La copie privée en forme
Les droits perçus au titre de la copie privée ne connaissent pas le décalage du droit de prêt. A près de 14 millions d’euros, pour ceux qui relèvent uniquement de la Sofia, ils restent sur une tendance de fond favorable portée par les achats de smartphones, hors régularisations exceptionnelles perçues à la suite de contentieux avec les fabricants ou importateurs de matériels qui doivent les verser. D’autres procès en cours devraient d’ailleurs générer de nouveaux rattrapages. La redevance revenant aux ayants droit de l’écrit reste néanmoins susceptible d’arbitrages avec ceux de l’audiovisuel et de la musique (qui en perçoivent la majorité), en fonction des usages constatés lors d’enquêtes renouvelées.
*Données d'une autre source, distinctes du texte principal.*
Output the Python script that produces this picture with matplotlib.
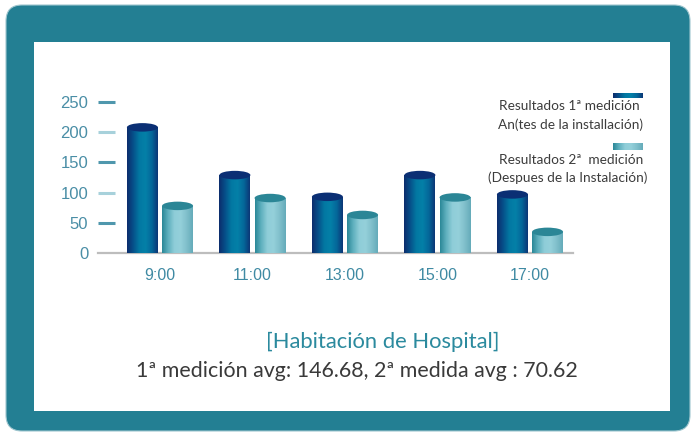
import matplotlib
matplotlib.use("Agg")
import matplotlib.pyplot as plt
import numpy as np
from matplotlib.patches import FancyBboxPatch, Rectangle, Ellipse
from matplotlib.colors import LinearSegmentedColormap

# ---- data ----
categories = ["9:00", "11:00", "13:00", "15:00", "17:00"]
medicion1 = [208, 129, 93, 129, 97]
medicion2 = [78, 91, 63, 92, 35]
yticks = [0, 50, 100, 150, 200, 250]
legend1 = ["Resultados 1ª medición", "An(tes de la installación)"]
legend2 = ["Resultados 2ª  medición", "(Despues de la Instalación)"]
title = "[Habitación de Hospital]"
subtitle = "1ª medición avg: 146.68, 2ª medida avg : 70.62"

W, H = 692, 434
fig = plt.figure(figsize=(W / 100, H / 100), dpi=100, facecolor="white")

# ---- frame ----
bg = fig.add_axes([0, 0, 1, 1], zorder=0)
bg.set_xlim(0, W)
bg.set_ylim(H, 0)
bg.axis("off")
TEAL = "#237f93"
bg.add_patch(FancyBboxPatch((6, 5), 684, 426, boxstyle="round,pad=0,rounding_size=16",
                            facecolor=TEAL, edgecolor="#9fc6cf", linewidth=0.8))
bg.add_patch(Rectangle((34, 42), 636, 369, facecolor="white", edgecolor="none"))

cm_dark = LinearSegmentedColormap.from_list(
    "dark", ["#0c2c6c", "#06508a", "#0278a2", "#0480a8", "#04689a", "#0c3676"])
cm_light = LinearSegmentedColormap.from_list(
    "light", ["#2a8797", "#5fb0be", "#8fcdd8", "#94d0da", "#80bfcb", "#64abb9"])
grad = np.linspace(0, 1, 256).reshape(1, -1)
bg.imshow(grad, extent=[613, 643, 98, 93], cmap=cm_dark, aspect="auto", zorder=2)
bg.imshow(grad, extent=[613, 643, 150, 143], cmap=cm_light, aspect="auto", zorder=2)
bg.set_xlim(0, W)
bg.set_ylim(H, 0)

FONT = ["Lato", "DejaVu Sans"]
lkw = dict(ha="right", va="center", fontsize=9.8, color="#3c3c3c", family=FONT)
bg.text(640, 106, legend1[0], **lkw)
bg.text(643, 125, legend1[1], **lkw)
bg.text(643, 160, legend2[0], **lkw)
bg.text(647, 178, legend2[1], **lkw)

bg.text(383, 342, title, ha="center", va="center", fontsize=15.8,
        color="#2b8a9e", family=FONT)
bg.text(357, 371, subtitle, ha="center", va="center", fontsize=15.4,
        color="#3a3a3a", family=FONT)

# ---- data axes ----
x0, x1, yb, yt = 98, 573, 253, 102
ax = fig.add_axes([x0 / W, (H - yb) / H, (x1 - x0) / W, (yb - yt) / H], zorder=1)
ax.patch.set_alpha(0)
xmin, xmax = -0.67, 4.465
ax.set_xlim(xmin, xmax)
ax.set_ylim(0, 250)

x = np.arange(len(categories))
bw = 0.335
off = 0.19
px_per_unit = (yb - yt) / 250.0
cap_h = 8.5 / px_per_unit

def cylinders(xs, vals, cmap, capcol):
    bars = ax.bar(xs, vals, bw, color=capcol, zorder=3)
    for b, xc, v in zip(bars, xs, vals):
        im = ax.imshow(grad, extent=[xc - bw / 2, xc + bw / 2, 0, v], cmap=cmap,
                       aspect="auto", zorder=3.5)
        im.set_clip_path(b)
        ax.add_patch(Ellipse((xc, v), bw, cap_h, facecolor=capcol, edgecolor="none",
                             zorder=4, clip_on=False))

cylinders(x - off, medicion1, cm_dark, "#0b2f74")
cylinders(x + off, medicion2, cm_light, "#2b8696")
ax.set_xlim(xmin, xmax)
ax.set_ylim(0, 250)
ax.set_aspect("auto")

for s in ["top", "right", "left"]:
    ax.spines[s].set_visible(False)
ax.spines["bottom"].set_color("#bdbdbd")
ax.spines["bottom"].set_linewidth(1.6)
ax.spines["bottom"].set_zorder(2)

ax.set_xticks(x)
ax.set_xticklabels(categories)
ax.set_yticks(yticks)
ax.set_yticklabels([str(t) for t in yticks])
TFONT = ["Liberation Sans", "DejaVu Sans"]
ax.tick_params(axis="x", length=0, pad=11, labelsize=11.5, labelcolor="#3f8aa3")
ax.tick_params(axis="y", direction="in", length=12, width=2.2, pad=7,
               labelsize=12, labelcolor="#4a8ea6")
for lbl in ax.get_xticklabels() + ax.get_yticklabels():
    lbl.set_family(TFONT)
for t, tk in zip(yticks, ax.yaxis.get_major_ticks()):
    idx = t // 50
    if t == 0:
        tk.tick1line.set_visible(False)
    else:
        c = "#4f97ad" if idx % 2 == 1 else "#a7d1db"
        tk.tick1line.set_markeredgecolor(c)
        tk.tick1line.set_color(c)
    tk.tick1line.set_clip_on(False)

fig.savefig("out.png", dpi=100, facecolor="white")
Après une mise en réserve de 25% des droits au titre du soutien à l’action culturelle (le "quart copie privée") et le règlement des frais de gestion, la Sofia répartira dans les prochains jours 9,5 millions d’euros (- 8,8%) de droits de copie privée entre auteurs et éditeurs. Cette année, le quart réservé à l’action culturelle redescend à 3,5 millions d’euros. L’an dernier, il avait atteint 4 millions d’euros répartis entre 316 actions en faveur du livre et des auteurs, montant exceptionnel bénéficiant des contentieux résolus en faveur des propriétaires de contenus. Le détail en est désormais consultable sur le site Aidescreation.org, qui rassemble toutes les subventions des organismes de gestion collective.
102 000 euros avec ReLire
A côté du droit de prêt et de la copie privée, la Sofia est également gestionnaire des licences d’exploitation du programme de numérisation et de diffusion des livres indisponibles du XXe siècle, ReLire (1). Pour le moment, il a surtout généré des coûts de gestion, à hauteur de 2,4 millions d’euros en cumulé depuis 2013, l’année du démarrage du programme. Ils sont réglés à l’aide des fonds "irrépartissables" du droit de prêt, mis en réserve faute d’avoir pu retrouver leurs ayants droit. Ralentie en raison d’un contentieux juridique en passe d’être réglé (2), l’exploitation des 35 000 titres remis en circulation a produit au cumul 84 000 ventes. Elles ont généré 101 882 euros de droits, pour l’essentiel aux auteurs ou leurs ayants droit. En raison de l’ancienneté des œuvres, leur recherche risque d’être parfois complexe. La Sofia a prévu de s’appuyer sur le répertoire Balzac de la Société des gens de lettres.
Au-delà de cette gestion quotidienne, la Sofia a également lancé un programme d’investissement dans ses outils de facturation, de recouvrement et d’analyse, et prévoit de refondre son site Internet. Elle a également programmé de renouveler ses sites de déclaration du droit de prêt, utilisés par les libraires et les bibliothécaires.
(1) Registre des livres indisponibles en réédition électronique.
(2) Voir LH 1176, du 1.6.2018, p. 30.